$1M Gene Treatment May Pose Threat to Human Guinea Pigs
A group called Libella Gene Therapeutics, based in Manhattan, Kansas, has begun offering gene therapy to repair telomeres at a Colombia clinic for $1 million a dose, according to a story in MIT Technology Review. If the “pay-to-play clinical trial” sounds familiar, that’s because hundreds of gene therapy efforts for disease sufferers desperate for a cure have failed over the past two decades.
“The dangers are enormous,” says Jerry Shay, a world expert on aging and cancer at the University of Texas Southwestern Medical Center told MIT. “There’s a risk of activating a pre-cancerous cell that’s got all the alterations except telomerase, especially in people 65 and over.”
At least two U.S. citizens have signed up for the gene therapy treatment, giving the company $1 million each to be tested with the unsanctioned therapy, according to the company.
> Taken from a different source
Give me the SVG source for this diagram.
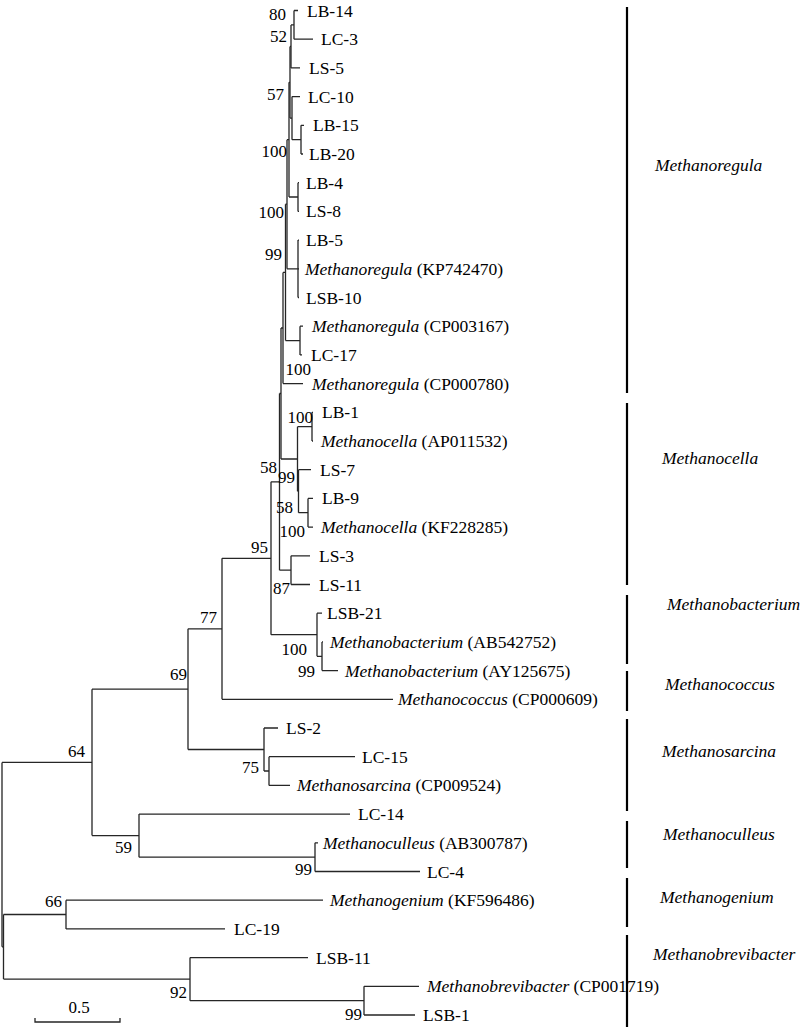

A 90-year-old-woman and a 79-year-old man will receive the gene therapy by the second week of January 2020.
“While telomere-extending treatments in mice have yielded intriguing results, nobody has demonstrated that tweaking the molecular clocks has benefits for humans,” MIT reported.
According to the study on mice, telomerase treatment of those at 1-year and at 2-years of age had an increase in median lifespan of 24 and 13%, respectively.
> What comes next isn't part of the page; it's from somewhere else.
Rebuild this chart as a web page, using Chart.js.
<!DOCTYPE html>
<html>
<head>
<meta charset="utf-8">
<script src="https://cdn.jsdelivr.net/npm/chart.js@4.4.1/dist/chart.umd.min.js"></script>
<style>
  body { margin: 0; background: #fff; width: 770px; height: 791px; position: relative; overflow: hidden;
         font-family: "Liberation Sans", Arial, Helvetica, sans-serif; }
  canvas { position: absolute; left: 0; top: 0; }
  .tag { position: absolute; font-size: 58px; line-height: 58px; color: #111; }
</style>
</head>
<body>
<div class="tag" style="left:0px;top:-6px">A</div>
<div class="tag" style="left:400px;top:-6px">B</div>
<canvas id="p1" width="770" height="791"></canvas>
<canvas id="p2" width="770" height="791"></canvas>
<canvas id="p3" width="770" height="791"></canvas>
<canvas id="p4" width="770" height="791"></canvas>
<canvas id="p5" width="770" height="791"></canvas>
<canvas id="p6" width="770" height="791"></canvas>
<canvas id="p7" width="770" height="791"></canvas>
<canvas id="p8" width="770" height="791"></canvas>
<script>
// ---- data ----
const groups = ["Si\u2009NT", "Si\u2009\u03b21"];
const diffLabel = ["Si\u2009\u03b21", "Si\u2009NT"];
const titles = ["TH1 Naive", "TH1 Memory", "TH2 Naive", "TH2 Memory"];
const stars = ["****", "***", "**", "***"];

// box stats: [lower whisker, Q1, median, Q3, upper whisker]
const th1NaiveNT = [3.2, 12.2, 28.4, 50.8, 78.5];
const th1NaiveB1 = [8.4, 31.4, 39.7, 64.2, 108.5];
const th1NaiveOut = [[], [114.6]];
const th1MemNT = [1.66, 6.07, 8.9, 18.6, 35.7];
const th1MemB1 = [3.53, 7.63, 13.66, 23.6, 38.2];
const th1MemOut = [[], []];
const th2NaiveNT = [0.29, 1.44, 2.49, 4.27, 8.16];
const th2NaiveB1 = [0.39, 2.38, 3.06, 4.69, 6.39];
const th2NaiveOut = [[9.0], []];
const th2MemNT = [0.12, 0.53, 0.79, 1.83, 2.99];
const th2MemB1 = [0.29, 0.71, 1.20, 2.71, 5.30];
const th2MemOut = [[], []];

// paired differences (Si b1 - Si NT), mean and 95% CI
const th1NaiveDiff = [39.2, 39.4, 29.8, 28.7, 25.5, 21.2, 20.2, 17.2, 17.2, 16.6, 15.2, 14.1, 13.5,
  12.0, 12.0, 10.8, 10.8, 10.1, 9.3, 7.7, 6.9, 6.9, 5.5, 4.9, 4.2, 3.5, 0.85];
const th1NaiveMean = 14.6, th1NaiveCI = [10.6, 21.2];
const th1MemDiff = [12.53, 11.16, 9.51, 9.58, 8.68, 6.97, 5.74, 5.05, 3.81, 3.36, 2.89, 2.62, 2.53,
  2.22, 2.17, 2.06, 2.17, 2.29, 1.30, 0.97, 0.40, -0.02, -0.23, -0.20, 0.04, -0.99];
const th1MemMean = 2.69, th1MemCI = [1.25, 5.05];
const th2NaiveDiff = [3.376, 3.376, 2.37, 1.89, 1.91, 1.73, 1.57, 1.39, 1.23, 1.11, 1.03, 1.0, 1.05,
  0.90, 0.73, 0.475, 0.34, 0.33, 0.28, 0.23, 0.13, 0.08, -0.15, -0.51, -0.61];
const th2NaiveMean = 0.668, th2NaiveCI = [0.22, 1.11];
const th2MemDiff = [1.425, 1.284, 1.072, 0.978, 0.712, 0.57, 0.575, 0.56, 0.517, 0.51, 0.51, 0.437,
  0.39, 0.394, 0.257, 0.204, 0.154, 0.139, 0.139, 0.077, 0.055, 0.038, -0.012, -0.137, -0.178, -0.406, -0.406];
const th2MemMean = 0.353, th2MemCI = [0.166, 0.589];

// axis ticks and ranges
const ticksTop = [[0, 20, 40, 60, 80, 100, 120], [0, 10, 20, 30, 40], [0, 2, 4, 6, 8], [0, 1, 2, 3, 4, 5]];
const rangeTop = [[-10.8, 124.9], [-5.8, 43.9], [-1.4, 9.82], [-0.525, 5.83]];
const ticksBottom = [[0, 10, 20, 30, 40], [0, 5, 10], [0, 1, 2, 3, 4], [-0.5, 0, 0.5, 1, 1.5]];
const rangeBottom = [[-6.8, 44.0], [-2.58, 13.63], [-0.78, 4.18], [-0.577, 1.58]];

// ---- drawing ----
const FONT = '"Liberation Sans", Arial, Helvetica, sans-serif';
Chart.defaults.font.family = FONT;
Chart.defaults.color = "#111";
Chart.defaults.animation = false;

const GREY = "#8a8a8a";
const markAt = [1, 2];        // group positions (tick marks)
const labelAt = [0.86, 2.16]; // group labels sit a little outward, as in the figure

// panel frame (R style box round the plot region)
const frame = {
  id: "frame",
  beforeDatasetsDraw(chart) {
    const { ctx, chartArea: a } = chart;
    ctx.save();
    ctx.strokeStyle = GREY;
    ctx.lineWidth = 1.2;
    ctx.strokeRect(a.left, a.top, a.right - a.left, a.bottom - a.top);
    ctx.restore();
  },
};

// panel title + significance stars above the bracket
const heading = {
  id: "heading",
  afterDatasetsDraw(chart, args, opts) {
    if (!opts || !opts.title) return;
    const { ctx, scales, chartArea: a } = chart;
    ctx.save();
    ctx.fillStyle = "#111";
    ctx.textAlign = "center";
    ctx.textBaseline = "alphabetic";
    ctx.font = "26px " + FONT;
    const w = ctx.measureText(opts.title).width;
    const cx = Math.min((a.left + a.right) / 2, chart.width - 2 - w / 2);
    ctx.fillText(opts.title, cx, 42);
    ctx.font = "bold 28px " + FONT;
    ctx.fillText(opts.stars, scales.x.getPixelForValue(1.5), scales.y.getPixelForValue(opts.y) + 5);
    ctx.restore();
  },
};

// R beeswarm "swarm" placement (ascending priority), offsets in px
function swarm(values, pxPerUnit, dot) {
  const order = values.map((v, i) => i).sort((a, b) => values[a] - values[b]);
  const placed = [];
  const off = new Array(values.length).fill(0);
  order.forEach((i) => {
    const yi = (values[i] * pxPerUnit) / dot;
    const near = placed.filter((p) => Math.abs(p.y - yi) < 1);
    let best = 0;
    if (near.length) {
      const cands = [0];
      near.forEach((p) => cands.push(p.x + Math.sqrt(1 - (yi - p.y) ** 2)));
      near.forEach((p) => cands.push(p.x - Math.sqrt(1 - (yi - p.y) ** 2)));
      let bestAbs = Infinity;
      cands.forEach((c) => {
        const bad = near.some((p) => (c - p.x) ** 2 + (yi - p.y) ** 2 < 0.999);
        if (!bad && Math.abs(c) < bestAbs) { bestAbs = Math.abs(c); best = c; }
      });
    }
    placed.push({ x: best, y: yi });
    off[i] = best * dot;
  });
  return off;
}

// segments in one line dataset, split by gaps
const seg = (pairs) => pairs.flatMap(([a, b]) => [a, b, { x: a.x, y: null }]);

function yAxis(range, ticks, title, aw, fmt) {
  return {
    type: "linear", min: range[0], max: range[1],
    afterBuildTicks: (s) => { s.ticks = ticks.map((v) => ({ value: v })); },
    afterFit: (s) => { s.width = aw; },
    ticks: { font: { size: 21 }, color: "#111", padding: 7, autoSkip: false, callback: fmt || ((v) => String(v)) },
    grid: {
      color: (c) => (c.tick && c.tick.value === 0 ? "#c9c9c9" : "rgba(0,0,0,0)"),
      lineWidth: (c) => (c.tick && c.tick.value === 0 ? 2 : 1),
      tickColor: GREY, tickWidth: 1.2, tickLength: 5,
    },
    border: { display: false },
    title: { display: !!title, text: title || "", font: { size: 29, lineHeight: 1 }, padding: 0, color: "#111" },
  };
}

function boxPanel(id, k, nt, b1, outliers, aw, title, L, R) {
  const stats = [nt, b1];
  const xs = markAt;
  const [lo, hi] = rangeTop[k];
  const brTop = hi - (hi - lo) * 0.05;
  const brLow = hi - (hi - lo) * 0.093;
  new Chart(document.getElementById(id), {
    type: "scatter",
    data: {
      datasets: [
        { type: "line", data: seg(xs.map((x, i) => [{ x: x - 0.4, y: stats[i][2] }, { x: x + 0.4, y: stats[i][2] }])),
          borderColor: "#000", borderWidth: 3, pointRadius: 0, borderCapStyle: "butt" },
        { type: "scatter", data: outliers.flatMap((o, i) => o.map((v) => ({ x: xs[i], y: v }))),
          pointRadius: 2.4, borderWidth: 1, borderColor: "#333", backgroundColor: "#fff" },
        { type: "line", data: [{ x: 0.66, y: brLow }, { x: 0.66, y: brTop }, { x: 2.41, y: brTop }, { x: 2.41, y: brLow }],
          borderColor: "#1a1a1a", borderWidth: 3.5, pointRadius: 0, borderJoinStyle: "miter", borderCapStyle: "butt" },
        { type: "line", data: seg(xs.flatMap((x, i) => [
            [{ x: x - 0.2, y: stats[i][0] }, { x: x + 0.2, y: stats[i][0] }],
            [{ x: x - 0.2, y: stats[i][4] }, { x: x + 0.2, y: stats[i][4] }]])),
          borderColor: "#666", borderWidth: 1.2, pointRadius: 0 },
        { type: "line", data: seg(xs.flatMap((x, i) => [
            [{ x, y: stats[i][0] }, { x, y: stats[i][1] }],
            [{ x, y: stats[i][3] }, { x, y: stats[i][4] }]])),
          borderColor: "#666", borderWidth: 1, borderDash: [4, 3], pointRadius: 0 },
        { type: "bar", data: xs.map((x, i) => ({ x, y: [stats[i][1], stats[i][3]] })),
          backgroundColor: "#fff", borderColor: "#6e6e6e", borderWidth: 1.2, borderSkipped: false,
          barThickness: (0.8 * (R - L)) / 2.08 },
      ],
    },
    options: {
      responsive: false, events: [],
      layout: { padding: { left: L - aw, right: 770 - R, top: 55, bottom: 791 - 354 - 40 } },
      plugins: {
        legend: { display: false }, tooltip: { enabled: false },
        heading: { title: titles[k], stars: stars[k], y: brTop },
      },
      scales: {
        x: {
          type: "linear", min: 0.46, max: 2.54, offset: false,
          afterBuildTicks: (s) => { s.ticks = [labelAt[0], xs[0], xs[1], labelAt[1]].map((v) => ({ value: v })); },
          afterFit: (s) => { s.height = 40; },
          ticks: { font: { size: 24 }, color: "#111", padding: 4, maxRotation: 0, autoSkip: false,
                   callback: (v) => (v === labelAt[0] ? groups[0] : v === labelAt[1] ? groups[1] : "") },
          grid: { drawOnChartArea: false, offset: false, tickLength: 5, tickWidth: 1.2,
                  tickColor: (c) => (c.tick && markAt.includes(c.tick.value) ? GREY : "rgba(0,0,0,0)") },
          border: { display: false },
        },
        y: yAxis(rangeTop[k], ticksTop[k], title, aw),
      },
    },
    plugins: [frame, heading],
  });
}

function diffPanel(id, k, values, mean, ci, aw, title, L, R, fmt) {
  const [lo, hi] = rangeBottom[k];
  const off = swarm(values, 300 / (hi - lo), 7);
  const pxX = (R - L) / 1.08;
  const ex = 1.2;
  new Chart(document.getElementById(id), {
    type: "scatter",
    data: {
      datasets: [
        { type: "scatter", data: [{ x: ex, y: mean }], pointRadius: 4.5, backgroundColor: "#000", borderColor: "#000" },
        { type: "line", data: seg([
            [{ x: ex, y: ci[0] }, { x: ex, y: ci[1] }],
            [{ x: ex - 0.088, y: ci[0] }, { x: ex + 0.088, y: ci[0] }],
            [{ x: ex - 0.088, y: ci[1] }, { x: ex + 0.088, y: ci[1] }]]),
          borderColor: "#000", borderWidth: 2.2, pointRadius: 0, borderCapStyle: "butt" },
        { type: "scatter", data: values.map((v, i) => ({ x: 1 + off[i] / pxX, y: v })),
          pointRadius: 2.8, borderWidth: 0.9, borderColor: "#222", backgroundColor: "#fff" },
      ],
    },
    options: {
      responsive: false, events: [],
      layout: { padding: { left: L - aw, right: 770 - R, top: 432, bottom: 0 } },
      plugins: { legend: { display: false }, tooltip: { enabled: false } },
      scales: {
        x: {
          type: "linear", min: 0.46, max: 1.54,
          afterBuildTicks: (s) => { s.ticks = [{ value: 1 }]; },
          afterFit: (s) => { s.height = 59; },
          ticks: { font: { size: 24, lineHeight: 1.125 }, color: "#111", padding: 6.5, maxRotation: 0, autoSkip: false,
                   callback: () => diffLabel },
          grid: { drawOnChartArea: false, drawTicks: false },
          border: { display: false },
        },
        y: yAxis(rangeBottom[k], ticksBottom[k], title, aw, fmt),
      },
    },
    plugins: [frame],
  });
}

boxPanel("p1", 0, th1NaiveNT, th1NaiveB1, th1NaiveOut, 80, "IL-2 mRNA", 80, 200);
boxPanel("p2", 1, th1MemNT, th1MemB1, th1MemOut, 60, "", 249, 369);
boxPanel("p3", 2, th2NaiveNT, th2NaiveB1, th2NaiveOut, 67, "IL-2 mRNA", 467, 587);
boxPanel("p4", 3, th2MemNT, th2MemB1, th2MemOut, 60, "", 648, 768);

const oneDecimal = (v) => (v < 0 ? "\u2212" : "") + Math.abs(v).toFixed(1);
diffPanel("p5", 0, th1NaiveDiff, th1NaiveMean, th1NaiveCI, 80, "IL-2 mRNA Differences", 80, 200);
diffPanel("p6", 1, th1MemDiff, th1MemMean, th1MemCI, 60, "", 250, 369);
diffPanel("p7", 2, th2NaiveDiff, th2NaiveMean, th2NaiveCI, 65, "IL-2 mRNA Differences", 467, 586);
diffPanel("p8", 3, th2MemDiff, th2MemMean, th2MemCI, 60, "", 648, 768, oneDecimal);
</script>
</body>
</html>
Libella said it decided to do the tests offshore because of FDA delays in drug approvals. According to their post on clincaltrials.gov, the injections would be carried out at the IPS Arcasalud SAS medical clinic in Zipaquirá, Colombia, 40 kilometers (25 miles) north of Bogotá.
While some gene therapies have yielded successful results, others have resulted in death and disappointment. However, companies believe that the risks are worth the rewards, according to the Alliance for Regenerative Medicine, which reports 400 clinical trials underway, the majority for cancer treatment.